The Ojibwe people are also known as the Ojibwa, Ojibway, Chippewa, and Chippeway, and are believed to be the third largest group of American Indians. There are also 125 bands of Ojibwe people living in Canada. They are part of the Anishinabek group, which means original men, and they formerly had their main residence at Sault Sainte Marie on Lake Superior and also near what is now Bayfield, Wisconsin. At the end of the eighteenth century the Chippewa occupied almost all of present-day Michigan, northern Wisconsin, and Minnesota.

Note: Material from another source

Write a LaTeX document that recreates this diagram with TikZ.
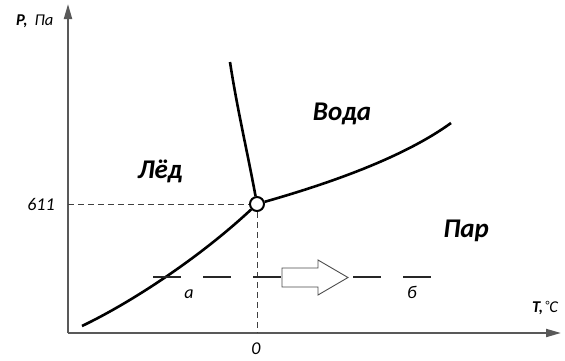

Traditionally the group subsisted on harvesting wild rice, ice and spear fishing, tapping maple syrup, the forging of sugar from maple sap, and hunting and trapping. Ojibwe people were also fur traders and suffered when fur trading saw its decline. Shelters were mainly constructed of birch bark, which was lightweight and could be transported easily as the people moved from one area to another with the seasons.
The Ojibwe language belongs to the Algonquian linguistic group. They also developed pictorial writing that was used in religious rites and recorded on birch bark scrolls. Due to the Ojibwe people’s relative isolation and the fact that they were not forced from their lands to the extreme that many other bands of American Indians were, much of their culture and traditions have been preserved. People still actively speak the language and practice the traditions, and pow-wows and other celebrations are frequent. Classes on Ojibwe crafts, language, traditions and more are commonly found on college campuses in the region.
Today several Ojibwe bands in the United States partake in the Great Lakes Indian Fish & Wildlife Commission, which manages treaty hunting and fishing rights in the Lake Superior-Lake Michigan areas.